▸ **REQUIRED WORK**: Each line that holds the word "this" should be returned.

▸ **GIVEN RECORDS**:
━━━

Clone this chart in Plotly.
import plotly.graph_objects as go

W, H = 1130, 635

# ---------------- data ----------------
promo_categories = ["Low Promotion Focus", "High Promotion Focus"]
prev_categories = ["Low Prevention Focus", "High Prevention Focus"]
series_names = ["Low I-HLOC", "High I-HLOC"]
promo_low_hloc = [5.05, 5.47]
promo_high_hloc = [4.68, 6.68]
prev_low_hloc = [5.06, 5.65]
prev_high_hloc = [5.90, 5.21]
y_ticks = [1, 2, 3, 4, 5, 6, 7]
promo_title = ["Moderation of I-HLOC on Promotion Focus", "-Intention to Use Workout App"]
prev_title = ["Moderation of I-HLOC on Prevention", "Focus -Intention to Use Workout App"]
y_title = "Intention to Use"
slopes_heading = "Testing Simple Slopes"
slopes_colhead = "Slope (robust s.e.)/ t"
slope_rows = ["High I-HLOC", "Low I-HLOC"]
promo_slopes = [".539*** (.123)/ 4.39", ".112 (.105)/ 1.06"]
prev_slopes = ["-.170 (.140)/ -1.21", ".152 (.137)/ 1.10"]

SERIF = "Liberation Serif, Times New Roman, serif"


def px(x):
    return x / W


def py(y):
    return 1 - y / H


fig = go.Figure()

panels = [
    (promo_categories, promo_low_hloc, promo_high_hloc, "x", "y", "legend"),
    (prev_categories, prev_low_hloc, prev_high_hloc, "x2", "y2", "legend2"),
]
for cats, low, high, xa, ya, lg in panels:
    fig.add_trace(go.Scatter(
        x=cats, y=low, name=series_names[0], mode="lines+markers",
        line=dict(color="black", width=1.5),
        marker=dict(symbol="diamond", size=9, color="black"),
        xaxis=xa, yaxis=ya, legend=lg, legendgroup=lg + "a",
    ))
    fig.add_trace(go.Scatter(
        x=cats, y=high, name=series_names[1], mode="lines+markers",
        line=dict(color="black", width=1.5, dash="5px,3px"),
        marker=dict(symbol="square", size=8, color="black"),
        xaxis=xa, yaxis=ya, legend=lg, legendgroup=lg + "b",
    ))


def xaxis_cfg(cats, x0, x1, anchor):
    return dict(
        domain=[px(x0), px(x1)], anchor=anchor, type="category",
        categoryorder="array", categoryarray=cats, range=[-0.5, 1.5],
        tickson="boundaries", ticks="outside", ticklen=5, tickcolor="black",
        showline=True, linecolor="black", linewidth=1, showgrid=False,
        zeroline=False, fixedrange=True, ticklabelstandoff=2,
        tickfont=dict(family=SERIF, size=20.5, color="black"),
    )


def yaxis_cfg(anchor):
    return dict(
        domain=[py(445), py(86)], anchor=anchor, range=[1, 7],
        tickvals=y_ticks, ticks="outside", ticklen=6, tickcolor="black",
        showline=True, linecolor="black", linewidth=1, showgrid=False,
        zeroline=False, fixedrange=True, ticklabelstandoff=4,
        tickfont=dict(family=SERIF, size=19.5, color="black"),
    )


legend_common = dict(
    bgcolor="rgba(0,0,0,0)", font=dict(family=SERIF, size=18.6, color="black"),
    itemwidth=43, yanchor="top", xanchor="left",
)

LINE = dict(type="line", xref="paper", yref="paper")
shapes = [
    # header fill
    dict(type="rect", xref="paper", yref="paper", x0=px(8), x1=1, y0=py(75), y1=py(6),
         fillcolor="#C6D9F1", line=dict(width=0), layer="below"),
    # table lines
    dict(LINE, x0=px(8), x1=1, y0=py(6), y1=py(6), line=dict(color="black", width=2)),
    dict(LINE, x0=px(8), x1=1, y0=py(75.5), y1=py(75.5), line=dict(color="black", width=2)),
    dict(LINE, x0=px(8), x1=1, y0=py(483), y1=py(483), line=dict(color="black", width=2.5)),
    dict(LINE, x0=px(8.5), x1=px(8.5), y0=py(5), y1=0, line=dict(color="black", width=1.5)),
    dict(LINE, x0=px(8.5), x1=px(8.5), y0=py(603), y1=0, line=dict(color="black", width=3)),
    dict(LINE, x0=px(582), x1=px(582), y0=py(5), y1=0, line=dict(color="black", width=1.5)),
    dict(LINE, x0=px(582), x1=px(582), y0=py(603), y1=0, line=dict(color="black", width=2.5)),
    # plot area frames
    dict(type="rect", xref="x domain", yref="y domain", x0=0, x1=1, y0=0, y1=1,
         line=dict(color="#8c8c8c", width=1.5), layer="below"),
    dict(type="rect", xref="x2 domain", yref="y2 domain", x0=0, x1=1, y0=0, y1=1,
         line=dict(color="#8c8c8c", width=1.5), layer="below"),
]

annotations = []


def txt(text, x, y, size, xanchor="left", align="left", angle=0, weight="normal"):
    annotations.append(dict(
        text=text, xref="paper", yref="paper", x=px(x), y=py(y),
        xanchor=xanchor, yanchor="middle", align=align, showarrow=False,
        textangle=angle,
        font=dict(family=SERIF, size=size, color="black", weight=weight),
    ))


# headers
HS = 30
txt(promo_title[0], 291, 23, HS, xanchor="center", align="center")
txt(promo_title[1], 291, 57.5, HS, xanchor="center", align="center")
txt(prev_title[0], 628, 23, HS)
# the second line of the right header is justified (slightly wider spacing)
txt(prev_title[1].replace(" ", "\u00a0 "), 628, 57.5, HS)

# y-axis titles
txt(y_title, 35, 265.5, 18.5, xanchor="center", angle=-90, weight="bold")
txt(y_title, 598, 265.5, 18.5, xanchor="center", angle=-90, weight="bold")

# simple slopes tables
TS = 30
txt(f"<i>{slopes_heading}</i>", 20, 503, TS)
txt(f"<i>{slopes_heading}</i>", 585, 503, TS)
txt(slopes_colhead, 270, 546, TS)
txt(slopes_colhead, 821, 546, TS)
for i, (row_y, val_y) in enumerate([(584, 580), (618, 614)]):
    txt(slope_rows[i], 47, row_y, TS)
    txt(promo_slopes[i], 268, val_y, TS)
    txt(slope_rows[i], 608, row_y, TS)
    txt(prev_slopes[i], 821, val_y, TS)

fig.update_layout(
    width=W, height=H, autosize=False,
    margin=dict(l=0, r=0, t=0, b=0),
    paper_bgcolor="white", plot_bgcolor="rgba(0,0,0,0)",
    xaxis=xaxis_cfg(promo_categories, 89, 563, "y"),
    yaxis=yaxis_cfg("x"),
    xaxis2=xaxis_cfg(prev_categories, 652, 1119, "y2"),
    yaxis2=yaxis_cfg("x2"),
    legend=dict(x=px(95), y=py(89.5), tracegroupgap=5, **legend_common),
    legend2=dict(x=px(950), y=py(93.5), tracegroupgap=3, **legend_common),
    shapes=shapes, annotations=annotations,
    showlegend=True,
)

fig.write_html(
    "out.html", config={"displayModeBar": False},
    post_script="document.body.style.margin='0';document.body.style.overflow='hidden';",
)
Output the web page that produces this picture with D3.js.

━━━

▸ **FINISHED ANSWER**:
Clone this chart in Plotly.
Output the web page that produces this picture with D3.js.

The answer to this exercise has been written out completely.